Selected exhibitions include solo shows at Pierogi Gallery (Brooklyn, NY); Acme Gallery (Los Angeles, CA); Hales Gallery (London, England); and the Middlebury College Museum of Art (Middlebury, VT). Her work was included in the 2010 Whitney Biennial (Whitney Museum of American Art); Kunsthalle Wien (Vienna, Austria); Brown University Bell Gallery (Providence, RI). Her work can currently be viewed in Back and Forth: the collaborative works of Dawn Clements and Marc Leuthold at Bates College Museum of Art (Lewiston, ME, January–March 2015) and in the solo exhibition Mother’s Day at Pierogi (Brooklyn, NY, February–March, 2015).

In 2013 she received a Civitella Ranieri Fellowship; in 2012 a Guggenheim Fellowship; in 2005 a fellowship in the category of Printmaking/Drawing/Artists’ Books from the New York Foundation for the Arts; in 1993 grants from the Bohen Foundation and Arts Matters (Rockefeller Foundation).
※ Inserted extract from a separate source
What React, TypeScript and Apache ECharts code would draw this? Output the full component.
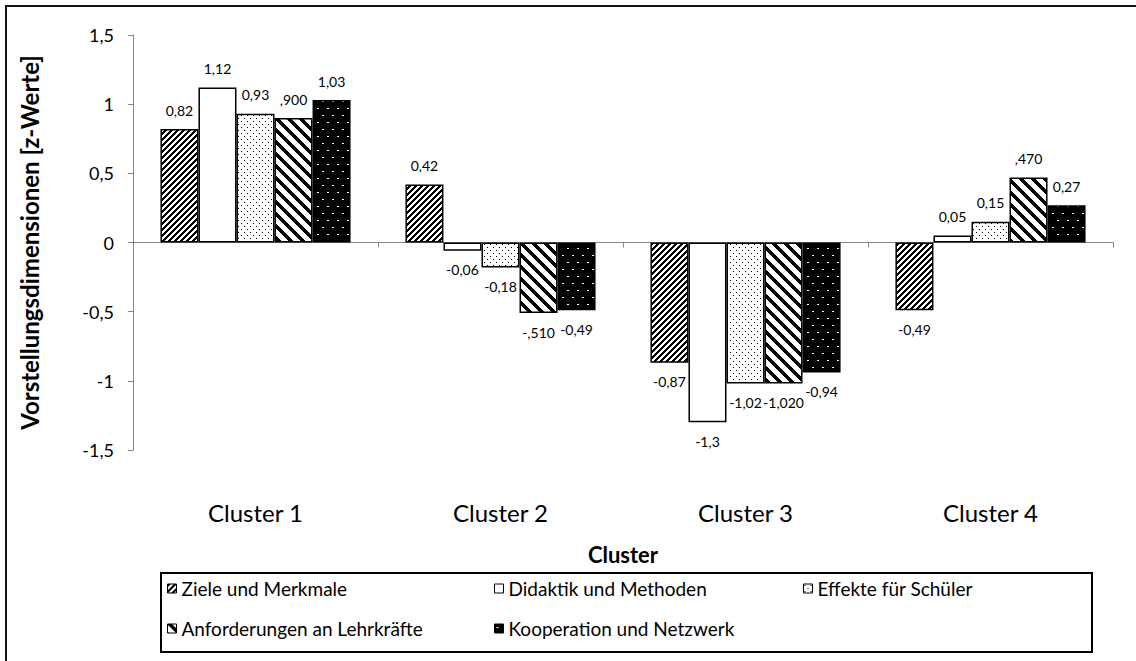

She has had artist residencies at Civitella Ranieri (Umbertide, Italy); Sint Trudo Abdij (Maele, Belgium); Middlebury College (Middlebury, VT); The Taft School (Watertown, CT); and Farpath Residency (Dijon, France).

In recent years Ms. Clements has taught at Rhode Island School of Design (Providence, RI), Brown University (Providence, RI), Maryland Institute College of Art (Baltimore, MD), California Institute of the Arts (Valencia, CA), Brooklyn College (Brooklyn, NY) and Princeton University (Princeton, NJ).

Her artwork is included in collections of the Museum of Modern Art (NY, NY); Whitney Museum of American Art (NY, NY); Saatchi Collection (London); Brown University (Providence, RI); Tang Museum (Saratoga Springs, NY), Princeton University Art Museum (Princeton, NJ); Henry Art Gallery (Seattle, WA) and other public and private collections.

The exhibition A Day in the Life: Artists’ Diaries from the Archives of American Art is on view through February 28, 2015 in the Lawrence A. Fleischman Gallery at the Donald W. Reynolds Center for American Art and Portraiture (8th and F Streets NW, Washington, D.C.). Admission is free.